:: Set problem ::
Reproduce the lines of the material exactly, excluding every image.

:: Dataset extract ::
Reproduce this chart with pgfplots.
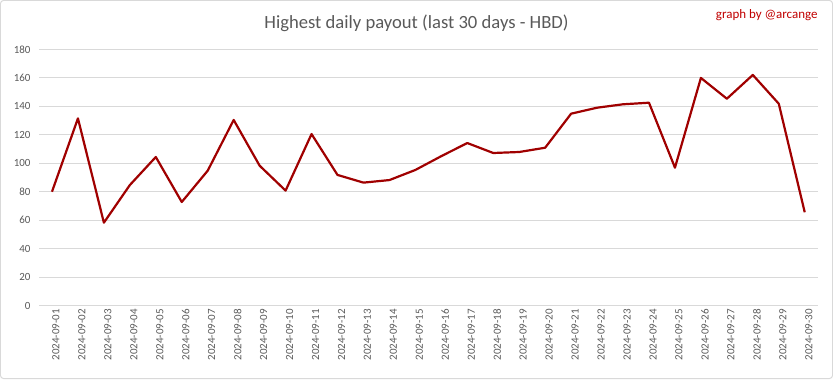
\documentclass[border=0pt]{standalone}
\usepackage{fontspec}
\setmainfont{Carlito}
\usepackage{pgfplots}
\pgfplotsset{compat=1.18}
\definecolor{linered}{RGB}{160,0,0}
\definecolor{gridgray}{RGB}{217,217,217}
\definecolor{textgray}{RGB}{89,89,89}
\definecolor{credred}{RGB}{192,0,0}
\begin{document}
\begin{tikzpicture}[x=1bp,y=1bp]
\draw[gridgray, line width=1bp, rounded corners=3bp] (0.5,0.5) rectangle (832.5,378.5);
\node[font=\fontsize{18.7}{22}\selectfont, text=textgray] at (416.5,356) {Highest daily payout (last 30 days - HBD)};
\node[font=\fontsize{13}{15}\selectfont, text=credred, anchor=east] at (821,364) {graph by @arcange};
\begin{axis}[
  at={(39bp,73.3bp)}, anchor=south west,
  scale only axis, width=778.7bp, height=256.4bp,
  xmin=0.5, xmax=30.5, ymin=0, ymax=180,
  ytick={0,20,...,180},
  xtick={1,...,30},
  xticklabels={2024-09-01,2024-09-02,2024-09-03,2024-09-04,2024-09-05,2024-09-06,2024-09-07,2024-09-08,2024-09-09,2024-09-10,2024-09-11,2024-09-12,2024-09-13,2024-09-14,2024-09-15,2024-09-16,2024-09-17,2024-09-18,2024-09-19,2024-09-20,2024-09-21,2024-09-22,2024-09-23,2024-09-24,2024-09-25,2024-09-26,2024-09-27,2024-09-28,2024-09-29,2024-09-30},
  x tick label style={rotate=90, anchor=east, xshift=0bp, yshift=-4bp, font=\fontsize{11}{13}\selectfont, text=textgray},
  y tick label style={font=\fontsize{11}{13}\selectfont, text=textgray, xshift=-5bp},
  /pgf/number format/assume math mode=true,
  ymajorgrids, grid style={gridgray, line width=1bp},
  axis line style={draw=none},
  major tick length=0,
  clip=false,
]
\addplot[color=linered, line width=2.2bp, line join=round] coordinates {
(1,80) (2,131.5) (3,58.3) (4,84.7) (5,104.4) (6,72.8) (7,94.8) (8,130.4) (9,98.3) (10,80.8)
(11,120.5) (12,91.8) (13,86.4) (14,88.2) (15,95.3) (16,105) (17,114.2) (18,107.2) (19,107.9) (20,110.9)
(21,134.8) (22,139) (23,141.4) (24,142.5) (25,96.9) (26,159.9) (27,145.3) (28,162) (29,141.8) (30,65.6)
};
\end{axis}
\end{tikzpicture}
\end{document}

:: Finished exercise ::
Reproduce this chart with pgfplots.
\documentclass[border=0pt]{standalone}
\usepackage{fontspec}
\setmainfont{Carlito}
\usepackage{pgfplots}
\pgfplotsset{compat=1.18}
\definecolor{linered}{RGB}{160,0,0}
\definecolor{gridgray}{RGB}{217,217,217}
\definecolor{textgray}{RGB}{89,89,89}
\definecolor{credred}{RGB}{192,0,0}
\begin{document}
\begin{tikzpicture}[x=1bp,y=1bp]
\draw[gridgray, line width=1bp, rounded corners=3bp] (0.5,0.5) rectangle (832.5,378.5);
\node[font=\fontsize{18.7}{22}\selectfont, text=textgray] at (416.5,356) {Highest daily payout (last 30 days - HBD)};
\node[font=\fontsize{13}{15}\selectfont, text=credred, anchor=east] at (821,364) {graph by @arcange};
\begin{axis}[
  at={(39bp,73.3bp)}, anchor=south west,
  scale only axis, width=778.7bp, height=256.4bp,
  xmin=0.5, xmax=30.5, ymin=0, ymax=180,
  ytick={0,20,...,180},
  xtick={1,...,30},
  xticklabels={2024-09-01,2024-09-02,2024-09-03,2024-09-04,2024-09-05,2024-09-06,2024-09-07,2024-09-08,2024-09-09,2024-09-10,2024-09-11,2024-09-12,2024-09-13,2024-09-14,2024-09-15,2024-09-16,2024-09-17,2024-09-18,2024-09-19,2024-09-20,2024-09-21,2024-09-22,2024-09-23,2024-09-24,2024-09-25,2024-09-26,2024-09-27,2024-09-28,2024-09-29,2024-09-30},
  x tick label style={rotate=90, anchor=east, xshift=0bp, yshift=-4bp, font=\fontsize{11}{13}\selectfont, text=textgray},
  y tick label style={font=\fontsize{11}{13}\selectfont, text=textgray, xshift=-5bp},
  /pgf/number format/assume math mode=true,
  ymajorgrids, grid style={gridgray, line width=1bp},
  axis line style={draw=none},
  major tick length=0,
  clip=false,
]
\addplot[color=linered, line width=2.2bp, line join=round] coordinates {
(1,80) (2,131.5) (3,58.3) (4,84.7) (5,104.4) (6,72.8) (7,94.8) (8,130.4) (9,98.3) (10,80.8)
(11,120.5) (12,91.8) (13,86.4) (14,88.2) (15,95.3) (16,105) (17,114.2) (18,107.2) (19,107.9) (20,110.9)
(21,134.8) (22,139) (23,141.4) (24,142.5) (25,96.9) (26,159.9) (27,145.3) (28,162) (29,141.8) (30,65.6)
};
\end{axis}
\end{tikzpicture}
\end{document}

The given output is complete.